- [Problem statement]:
Using the entries shown below, output the line containing "Generate a Python", the line containing "fig.patch.set_facecolor('white')", and every line between them, exactly. Pictures are omitted.

________________________

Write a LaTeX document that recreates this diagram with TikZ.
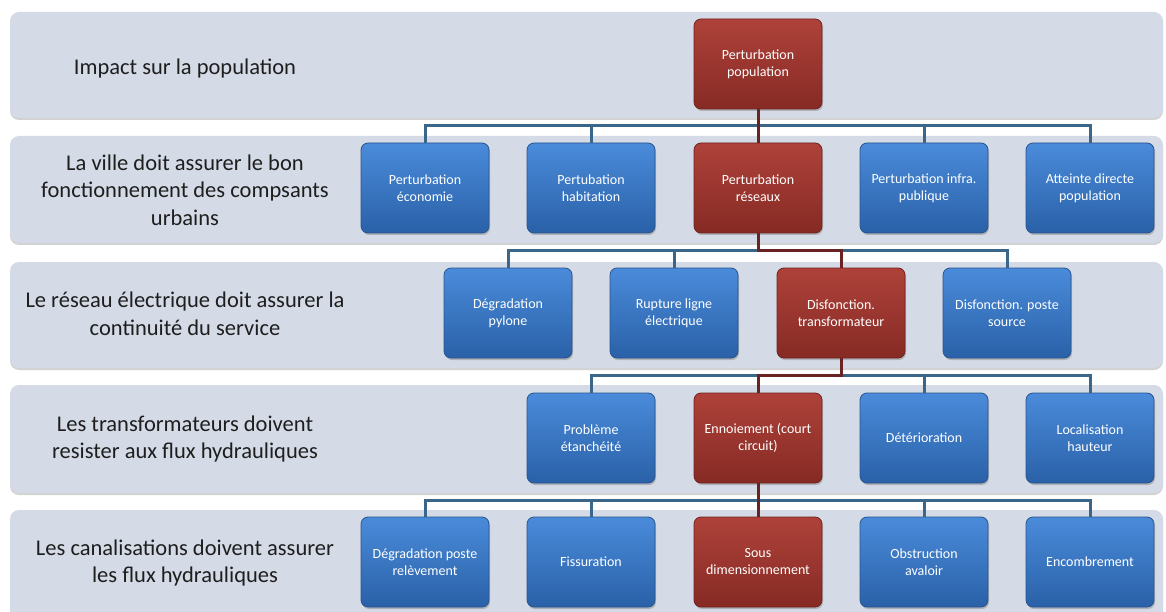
\documentclass[tikz,border=0pt]{standalone}
\usepackage{fontspec}
\setmainfont{Carlito}
\usetikzlibrary{shadows}
\definecolor{bandfill}{HTML}{D4DBE7}
\definecolor{labeltext}{HTML}{1E1E1E}
\definecolor{blueTop}{HTML}{4A8BDA}
\definecolor{blueBot}{HTML}{2A61A8}
\definecolor{blueBorder}{HTML}{28558F}
\definecolor{redTop}{HTML}{AE423A}
\definecolor{redBot}{HTML}{862A24}
\definecolor{redBorder}{HTML}{70211C}
\definecolor{busblue}{HTML}{3A6689}
\definecolor{redline}{HTML}{6A2323}
\begin{document}
\begin{tikzpicture}[x=1pt,y=-1pt,
  band/.style={fill=bandfill, rounded corners=9pt,
    drop shadow={opacity=0.35, shadow xshift=0pt, shadow yshift=-2pt}},
  lbl/.style={align=center, text=labeltext, font=\fontsize{22.5}{27.5}\selectfont},
  box/.style={rounded corners=7pt, minimum width=128pt, minimum height=90pt,
    align=center, text=white, font=\fontsize{14}{17}\selectfont, inner sep=2pt,
    line width=0.8pt,
    drop shadow={opacity=0.45, shadow xshift=1pt, shadow yshift=-2pt}},
  bluebox/.style={box, top color=blueTop, bottom color=blueBot, draw=blueBorder},
  redbox/.style={box, top color=redTop, bottom color=redBot, draw=redBorder},
  bus/.style={draw=busblue, line width=3pt},
  redpath/.style={draw=redline, line width=3pt}]
\useasboundingbox[fill=white] (0,0) rectangle (1166,612);
% bands
\path[band] (10,12) rectangle (1163,118);
\path[band] (10,136) rectangle (1163,243);
\path[band] (10,262) rectangle (1163,368);
\path[band] (10,385) rectangle (1163,493);
\path[band] (10,510) rectangle (1163,640);
% labels
\node[lbl] (l1) at (185,69) {Impact sur la population};
\node[lbl] (l2) at (185,190) {La ville doit assurer le bon\\fonctionnement des compsants\\urbains};
\node[lbl] (l3) at (185,314) {Le réseau électrique doit assurer la\\continuité du service};
\node[lbl] (l4) at (185,439) {Les transformateurs doivent\\resister aux flux hydrauliques};
\node[lbl] (l5) at (185,563) {Les canalisations doivent assurer\\les flux hydrauliques};
% bus levels
\coordinate (b2) at (0,126);
\coordinate (b3) at (0,250);
\coordinate (b4) at (0,375);
\coordinate (b5) at (0,500);
% row 1
\node[redbox] (p1) at (758,64) {Perturbation\\population};
% row 2
\node[bluebox] (p21) at (425,188) {Perturbation\\économie};
\node[bluebox] (p22) at (591,188) {Pertubation\\habitation};
\node[redbox]  (p23) at (758,188) {Perturbation\\réseaux};
\node[bluebox] (p24) at (924,188) {Perturbation infra.\\publique};
\node[bluebox] (p25) at (1090,188) {Atteinte directe\\population};
% row 3
\node[bluebox] (p31) at (508,313) {Dégradation\\pylone};
\node[bluebox] (p32) at (674,313) {Rupture ligne\\électrique};
\node[redbox]  (p33) at (841,313) {Disfonction.\\transformateur};
\node[bluebox] (p34) at (1007,313) {Disfonction. poste\\source};
% row 4
\node[bluebox] (p41) at (591,438) {Problème\\étanchéité};
\node[redbox]  (p42) at (758,438) {Ennoiement (court\\circuit)};
\node[bluebox] (p43) at (924,438) {Détérioration};
\node[bluebox] (p44) at (1090,438) {Localisation\\hauteur};
% row 5
\node[bluebox] (p51) at (425,562) {Dégradation poste\\relèvement};
\node[bluebox] (p52) at (591,562) {Fissuration};
\node[redbox]  (p53) at (758,562) {Sous\\dimensionnement};
\node[bluebox] (p54) at (924,562) {Obstruction\\avaloir};
\node[bluebox] (p55) at (1090,562) {Encombrement};
% connectors row 2
\draw[bus] (p21.north) -- (p21.north |- b2) -- (p25.north |- b2) -- (p25.north);
\draw[bus] (p22.north) -- (p22.north |- b2);
\draw[bus] (p24.north) -- (p24.north |- b2);
\draw[redpath] (p1.south) -- (p23.north);
% connectors row 3
\draw[bus] (p31.north) -- (p31.north |- b3) -- (p34.north |- b3) -- (p34.north);
\draw[bus] (p32.north) -- (p32.north |- b3);
\draw[redpath] (p23.south) -- (p23.south |- b3) -- (p33.north |- b3) -- (p33.north);
% connectors row 4
\draw[bus] (p41.north) -- (p41.north |- b4) -- (p44.north |- b4) -- (p44.north);
\draw[bus] (p43.north) -- (p43.north |- b4);
\draw[redpath] (p33.south) -- (p33.south |- b4) -- (p42.north |- b4) -- (p42.north);
% connectors row 5
\draw[bus] (p51.north) -- (p51.north |- b5) -- (p55.north |- b5) -- (p55.north);
\draw[bus] (p52.north) -- (p52.north |- b5);
\draw[bus] (p54.north) -- (p54.north |- b5);
\draw[redpath] (p42.south) -- (p53.north);
\end{tikzpicture}
\end{document}
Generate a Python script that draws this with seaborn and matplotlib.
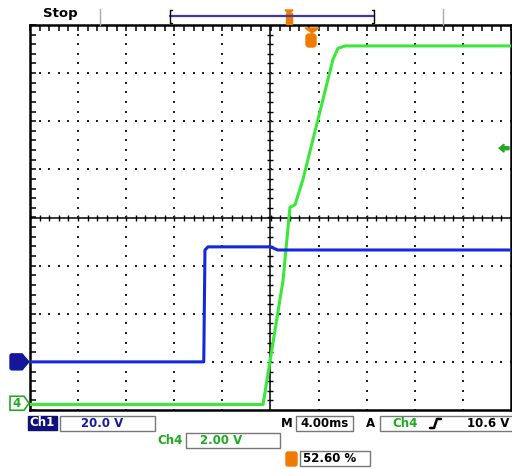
import numpy as np
import pandas as pd
import matplotlib
matplotlib.use('Agg')
import matplotlib.pyplot as plt
import seaborn as sns
from matplotlib.patches import Rectangle, FancyBboxPatch, Polygon

# scope settings
time_per_div = 4.0      # ms/div
ch1_scale = 20.0        # V/div
ch1_offset = -3.0       # div
ch4_scale = 2.0         # V/div
ch4_offset = -3.86      # div
trigger_level = 10.6    # V on Ch4

# channel 1 (blue), time in ms from screen centre, volts
ch1_t = [-20.0, -5.55, -5.45, -5.2, 0.0, 0.6, 20.0]
ch1_v = [0.0, 0.0, 46.5, 47.8, 47.8, 46.5, 46.5]
# channel 4 (green)
ch4_t = [-20.0, -0.62, 1.04, 1.62, 2.04, 2.70, 5.2, 5.61, 6.2, 20.0]
ch4_v = [-0.05, -0.05, 5.1, 8.15, 8.25, 9.3, 14.3, 14.75, 14.85, 14.85]

ch1 = pd.DataFrame({'t': ch1_t, 'v': ch1_v})
ch4 = pd.DataFrame({'t': ch4_t, 'v': ch4_v})

sns.set_style('white')
W, H = 512, 469
fig = plt.figure(figsize=(W / 100, H / 100), dpi=100)
fig.patch.set_facecolor('white')

# graticule axes, in divisions
ax = fig.add_axes([30 / W, (H - 410) / H, 481 / W, 385 / H])
ax.set_xlim(-5 * time_per_div, 5 * time_per_div)
ax.set_ylim(-4, 4)
for s in ax.spines.values():
    s.set_color('black')
    s.set_linewidth(1.8)
ax.set_xticks(np.arange(-20, 20.01, 0.8))
ax.set_yticks(np.arange(-4, 4.01, 0.2))
ax.tick_params(direction='in', length=4.5, width=1.1, top=True, right=True,
               labelbottom=False, labelleft=False, color='black')

# centre cross with small ticks
ax.axhline(0, color='black', lw=1.1, zorder=1)
ax.axvline(0, color='black', lw=1.1, zorder=1)
cx = np.arange(-20, 20.01, 0.8)
cy = np.arange(-4, 4.01, 0.2)
ax.plot(cx, np.zeros_like(cx), ls='none', marker='|', ms=5, mew=1, color='black', zorder=1)
ax.plot(np.zeros_like(cy), cy, ls='none', marker='_', ms=5, mew=1, color='black', zorder=1)

# dotted grid
for gx in [-16, -12, -8, -4, 4, 8, 12, 16]:
    ax.scatter(np.full_like(cy, gx), cy, s=1.8, marker='s', color='#222222', lw=0, zorder=1)
for gy in [-3, -2, -1, 1, 2, 3]:
    ax.scatter(cx, np.full_like(cx, gy), s=1.8, marker='s', color='#222222', lw=0, zorder=1)

# channel axes, in volts
ax4 = ax.twinx()
ax4.set_ylim((-4 - ch4_offset) * ch4_scale, (4 - ch4_offset) * ch4_scale)
ax4.axis('off')
ax1 = ax.twinx()
ax1.set_ylim((-4 - ch1_offset) * ch1_scale, (4 - ch1_offset) * ch1_scale)
ax1.axis('off')

green = '#3ae83a'
blue = '#1428dc'
orange = '#f07a00'
sns.lineplot(data=ch4, x='t', y='v', ax=ax4, color=green, lw=2.2, sort=False, estimator=None)
sns.lineplot(data=ch1, x='t', y='v', ax=ax1, color=blue, lw=2.2, sort=False, estimator=None)
ax4.set_xlim(ax.get_xlim())
ax1.set_xlim(ax.get_xlim())

# overlay in pixel coordinates
ov = fig.add_axes([0, 0, 1, 1])
ov.set_xlim(0, W)
ov.set_ylim(H, 0)
ov.axis('off')
ov.patch.set_alpha(0)


def ypix(axis, v):
    return H - axis.transData.transform((0, v))[1]


txt = dict(fontsize=8.5, fontweight='bold', va='center', family='DejaVu Sans')

# top status bar
ov.text(43, 14, 'Stop', color='black', ha='left', fontsize=9.5, fontweight='bold', va='center')
for xs in [100, 443]:
    ov.plot([xs, xs], [9, 25], color='#aaaaaa', lw=1)
ov.plot([170, 374], [16, 16], color='#3a3ab0', lw=1.6)
ov.plot([172, 170, 170, 172], [10, 10, 23, 23], color='black', lw=1)
ov.plot([372, 374, 374, 372], [10, 10, 23, 23], color='black', lw=1)
ov.add_patch(Polygon([[285, 10], [293, 10], [289, 14]], color=orange))
ov.add_patch(Rectangle((286, 13), 6, 11, color=orange))

# trigger position marker
ov.add_patch(Polygon([[305, 28], [319, 28], [312, 33]], color=orange))
ov.add_patch(FancyBboxPatch((306, 34), 10, 13, boxstyle='round,pad=0,rounding_size=3', color=orange))

# trigger level arrow on right
yt = ypix(ax4, trigger_level)
ov.add_patch(Polygon([[499, yt], [504, yt - 4], [504, yt - 1.5], [509, yt - 1.5],
                      [509, yt + 1.5], [504, yt + 1.5], [504, yt + 4]], color='#22aa22'))

# channel ground markers
y1 = ypix(ax1, 0)
ov.add_patch(FancyBboxPatch((10, y1 - 8), 13, 16, boxstyle='round,pad=0,rounding_size=2', color='#16169a'))
ov.add_patch(Polygon([[22, y1 - 8], [29, y1], [22, y1 + 8]], color='#16169a'))
y4 = ypix(ax4, 0)
ov.add_patch(Polygon([[10, y4 - 7], [24, y4 - 7], [29, y4], [24, y4 + 7], [10, y4 + 7]],
                     facecolor='white', edgecolor='#22aa22', lw=1.2))
ov.text(17, y4, '4', color='#22aa22', ha='center', **txt)

# bottom readouts
box = dict(facecolor='white', edgecolor='#777777', lw=1)
ov.add_patch(Rectangle((28, 416), 29, 14, color='#10107a'))
ov.text(42, 423, 'Ch1', color='white', ha='center', **txt)
ov.add_patch(Rectangle((60, 416), 95, 15, **box))
ov.text(102, 423.5, '20.0 V', color='#1a1aa0', ha='center', **txt)
ov.text(287, 423.5, 'M', color='black', ha='center', **txt)
ov.add_patch(Rectangle((296, 416), 57, 15, **box))
ov.text(325, 423.5, '4.00ms', color='black', ha='center', **txt)
ov.text(370, 423.5, 'A', color='black', ha='center', **txt)
ov.add_patch(Rectangle((380, 416), 135, 15, **box))
ov.text(405, 423.5, 'Ch4', color='#1faa1f', ha='center', **txt)
ov.plot([430, 434, 437, 441], [428, 428, 419, 419], color='black', lw=1.8)
ov.text(488, 423.5, '10.6 V', color='black', ha='center', **txt)

ov.text(170, 440.5, 'Ch4', color='#1faa1f', ha='center', **txt)
ov.add_patch(Rectangle((186, 433), 94, 15, **box))
ov.text(221, 440.5, '2.00 V', color='#1faa1f', ha='center', **txt)

ov.add_patch(FancyBboxPatch((286, 452), 11, 14, boxstyle='round,pad=0,rounding_size=2', color=orange))
ov.add_patch(Rectangle((300, 451), 70, 15, **box))
ov.text(330, 458.5, '52.60 %', color='black', ha='center', **txt)

fig.savefig('out.png', dpi=100, facecolor='white')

________________________

- [Task solution]:
Generate a Python script that draws this with seaborn and matplotlib.
import numpy as np
import pandas as pd
import matplotlib
matplotlib.use('Agg')
import matplotlib.pyplot as plt
import seaborn as sns
from matplotlib.patches import Rectangle, FancyBboxPatch, Polygon

# scope settings
time_per_div = 4.0      # ms/div
ch1_scale = 20.0        # V/div
ch1_offset = -3.0       # div
ch4_scale = 2.0         # V/div
ch4_offset = -3.86      # div
trigger_level = 10.6    # V on Ch4

# channel 1 (blue), time in ms from screen centre, volts
ch1_t = [-20.0, -5.55, -5.45, -5.2, 0.0, 0.6, 20.0]
ch1_v = [0.0, 0.0, 46.5, 47.8, 47.8, 46.5, 46.5]
# channel 4 (green)
ch4_t = [-20.0, -0.62, 1.04, 1.62, 2.04, 2.70, 5.2, 5.61, 6.2, 20.0]
ch4_v = [-0.05, -0.05, 5.1, 8.15, 8.25, 9.3, 14.3, 14.75, 14.85, 14.85]

ch1 = pd.DataFrame({'t': ch1_t, 'v': ch1_v})
ch4 = pd.DataFrame({'t': ch4_t, 'v': ch4_v})

sns.set_style('white')
W, H = 512, 469
fig = plt.figure(figsize=(W / 100, H / 100), dpi=100)
fig.patch.set_facecolor('white')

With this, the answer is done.